Once they tried a backyard barbecue, but the wind caused a "50-foot wall of flame," he says, while noticing a Weber on the porch of an optimist at 412 Buena Vista East.

He points out a senior center "where Jimmy Stewart is put in the loony bin in 'Vertigo,' " he says. "Barbara Bel Geddes, the other woman, comes here." But movie buffs don't, nor does anybody else. He counts 10 striped parking slots, all vacant. "It's almost worth a photograph," he says.

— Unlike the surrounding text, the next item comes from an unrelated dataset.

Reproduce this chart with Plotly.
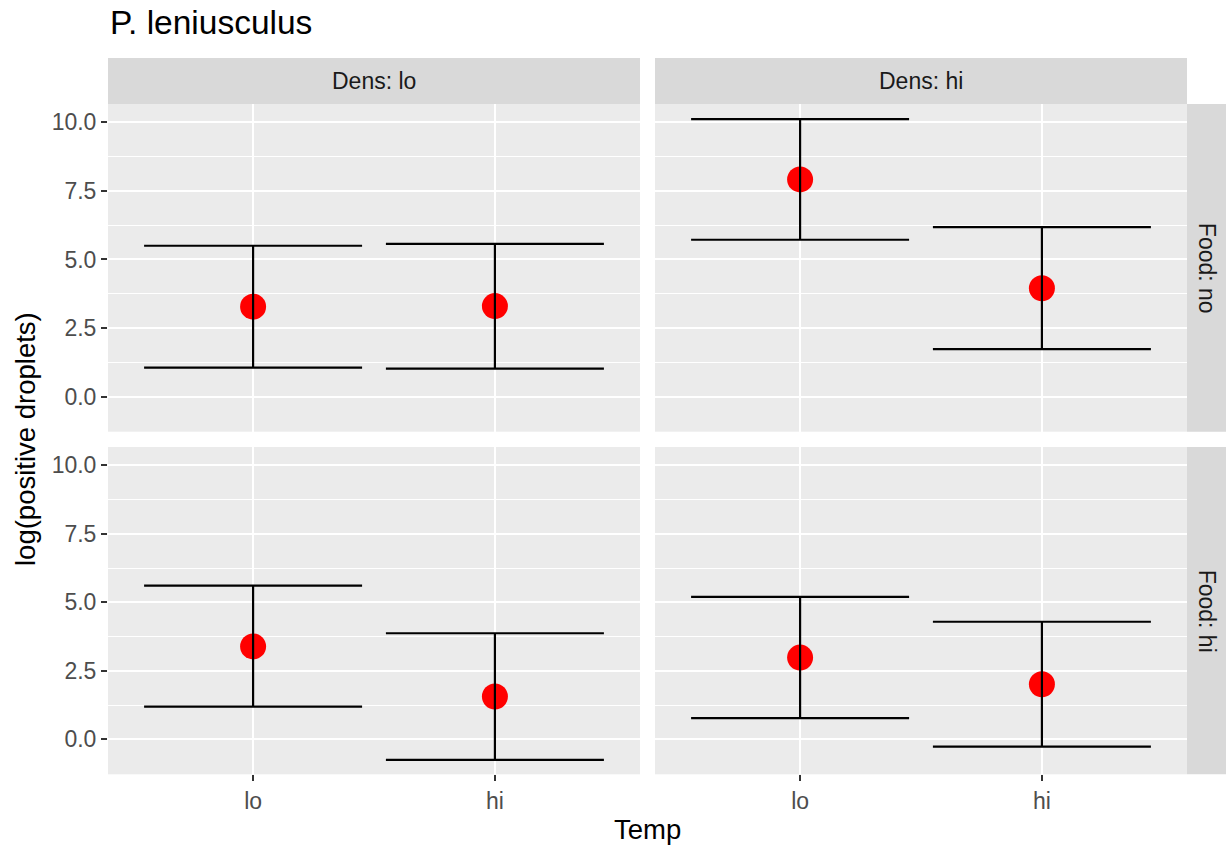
import plotly.graph_objects as go

W, H = 1226, 846

temp = ["lo", "hi"]
temp_pos = [1, 2]

# Dens: lo, Food: no
dlo_fno_mean = [3.28, 3.30]
dlo_fno_lower = [1.06, 1.02]
dlo_fno_upper = [5.50, 5.57]
# Dens: hi, Food: no
dhi_fno_mean = [7.92, 3.95]
dhi_fno_lower = [5.72, 1.73]
dhi_fno_upper = [10.12, 6.18]
# Dens: lo, Food: hi
dlo_fhi_mean = [3.39, 1.56]
dlo_fhi_lower = [1.19, -0.75]
dlo_fhi_upper = [5.61, 3.87]
# Dens: hi, Food: hi
dhi_fhi_mean = [2.98, 2.01]
dhi_fhi_lower = [0.77, -0.27]
dhi_fhi_upper = [5.20, 4.29]

dens_labels = ["Dens: lo", "Dens: hi"]
food_labels = ["Food: no", "Food: hi"]
y_tickvals = [0.0, 2.5, 5.0, 7.5, 10.0]
y_ticktext = ["0.0", "2.5", "5.0", "7.5", "10.0"]

panels = [
    ("x", "y", dlo_fno_mean, dlo_fno_lower, dlo_fno_upper),
    ("x2", "y2", dhi_fno_mean, dhi_fno_lower, dhi_fno_upper),
    ("x3", "y3", dlo_fhi_mean, dlo_fhi_lower, dlo_fhi_upper),
    ("x4", "y4", dhi_fhi_mean, dhi_fhi_lower, dhi_fhi_upper),
]

FONT = "Liberation Sans, Arial, sans-serif"

fig = go.Figure()
for xa, ya, m, lo, up in panels:
    fig.add_trace(go.Scatter(
        x=temp_pos, y=m, xaxis=xa, yaxis=ya, mode="markers",
        marker=dict(color="#FF0000", size=26, line=dict(width=0)),
        showlegend=False, hoverinfo="skip"))
    fig.add_trace(go.Scatter(
        x=temp_pos, y=m, xaxis=xa, yaxis=ya, mode="markers",
        marker=dict(color="rgba(0,0,0,0)", size=1),
        error_y=dict(type="data", symmetric=False,
                     array=[u - v for u, v in zip(up, m)],
                     arrayminus=[v - l for v, l in zip(m, lo)],
                     color="black", thickness=2.2, width=109),
        showlegend=False, hoverinfo="skip"))

# panel geometry in pixels
colx = [(108, 640), (655, 1187)]
rowy = [(104, 431.7), (447, 774.3)]

def px(v):
    return v / W

def py(v):
    return 1 - v / H

layout = dict(
    width=W, height=H, margin=dict(l=0, r=0, t=0, b=0),
    paper_bgcolor="white", plot_bgcolor="#EBEBEB",
    font=dict(family=FONT, color="#1A1A1A"),
    showlegend=False,
)

axis_names = [("xaxis", "yaxis", 0, 0), ("xaxis2", "yaxis2", 1, 0),
              ("xaxis3", "yaxis3", 0, 1), ("xaxis4", "yaxis4", 1, 1)]
for i, (xn, yn, c, r) in enumerate(axis_names):
    anchor_x = "y" if i == 0 else "y%d" % (i + 1)
    anchor_y = "x" if i == 0 else "x%d" % (i + 1)
    show_x = r == 1
    show_y = c == 0
    layout[xn] = dict(
        domain=[px(colx[c][0]), px(colx[c][1])], anchor=anchor_x,
        range=[0.4, 2.6], tickvals=temp_pos, ticktext=temp,
        showgrid=True, gridcolor="white", gridwidth=2.2, zeroline=False,
        showline=False, showticklabels=show_x,
        ticks="outside" if show_x else "", ticklen=6, tickwidth=2, tickcolor="#333333",
        tickfont=dict(size=23, color="#4D4D4D", family=FONT),
    )
    layout[yn] = dict(
        domain=[py(rowy[r][1]), py(rowy[r][0])], anchor=anchor_y,
        range=[-1.28, 10.67], tickvals=y_tickvals, ticktext=y_ticktext,
        showgrid=True, gridcolor="white", gridwidth=2.2, zeroline=False,
        showline=False, showticklabels=show_y,
        ticks="outside" if show_y else "", ticklen=6, tickwidth=2, tickcolor="#333333",
        tickfont=dict(size=23, color="#4D4D4D", family=FONT),
        minor=dict(tickvals=[-1.25, 1.25, 3.75, 6.25, 8.75], showgrid=True,
                   gridcolor="white", gridwidth=1.1, ticks=""),
    )

shapes = []
annotations = []
# top strips
for c in range(2):
    shapes.append(dict(type="rect", xref="paper", yref="paper",
                       x0=px(colx[c][0]), x1=px(colx[c][1]), y0=py(104), y1=py(58),
                       fillcolor="#D9D9D9", line=dict(width=0), layer="below"))
    annotations.append(dict(text=dens_labels[c], xref="paper", yref="paper",
                            x=px((colx[c][0] + colx[c][1]) / 2), y=py(81),
                            xanchor="center", yanchor="middle", showarrow=False,
                            font=dict(size=23, color="#1A1A1A", family=FONT)))
# right strips
for r in range(2):
    shapes.append(dict(type="rect", xref="paper", yref="paper",
                       x0=px(1187), x1=px(1226), y0=py(rowy[r][1]), y1=py(rowy[r][0]),
                       fillcolor="#D9D9D9", line=dict(width=0), layer="below"))
    annotations.append(dict(text=food_labels[r], xref="paper", yref="paper",
                            x=px(1207), y=py((rowy[r][0] + rowy[r][1]) / 2),
                            xanchor="center", yanchor="middle", showarrow=False,
                            textangle=90,
                            font=dict(size=23, color="#1A1A1A", family=FONT)))

# title & axis titles
annotations.append(dict(text="P. leniusculus", xref="paper", yref="paper",
                        x=px(108), y=py(22), xanchor="left", yanchor="middle",
                        showarrow=False, font=dict(size=33.5, color="black", family=FONT)))
annotations.append(dict(text="log(positive droplets)", xref="paper", yref="paper",
                        x=px(25), y=py(439), xanchor="center", yanchor="middle",
                        showarrow=False, textangle=-90,
                        font=dict(size=27.5, color="black", family=FONT)))
annotations.append(dict(text="Temp", xref="paper", yref="paper",
                        x=px(647.5), y=py(829), xanchor="center", yanchor="middle",
                        showarrow=False, font=dict(size=27.5, color="black", family=FONT)))

layout["shapes"] = shapes
layout["annotations"] = annotations
fig.update_layout(**layout)
fig.write_html("out.html")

Near the corner of Buena Vista and Park Hills is an illegal unit Handler rented when just home from Wesleyan College in Connecticut. It was here that he started writing cranky letters to the editors of local papers and signing them "Lemony Snicket," not knowing he'd created a name that might be second only to Harry Potter in popularity for modern kids' books.

He makes a hairpin right up Park Hills, which connects to Roosevelt, and at the top makes a hard left back down Museum Way, passing Corona Heights Park.

"There's this big dog social thing here," he says. "I want to get a dog so I can be part of it."

The Randall Museum is a 1951 flattop at the bottom of the red rock hill. The old gravel driveway was recently landscaped into a great lawn. A new observation deck opens the panoramic view of downtown and the East Bay.

He signs "Snicket" in the registry and walks in "just to make sure it's all going right." One thing is wrong: The giant stuffed grizzly bear was removed from the lobby 10 years ago.

"I miss it," he says. But the shiny black crows, ravens and magpies are still there cawing. Some call Randall "the snake museum," and Snicket had his problems with them in "The Reptile Room."

"There's a murder in the reptile room in the book," he whispers, casing the joint for snakes and shifty characters. But there are only two behind glass - a thin green garter and a thick tan gopher - and a few moms with kids.

"It looks like a pretty quiet day in the reptile room," he concludes, and heads back home into the wind.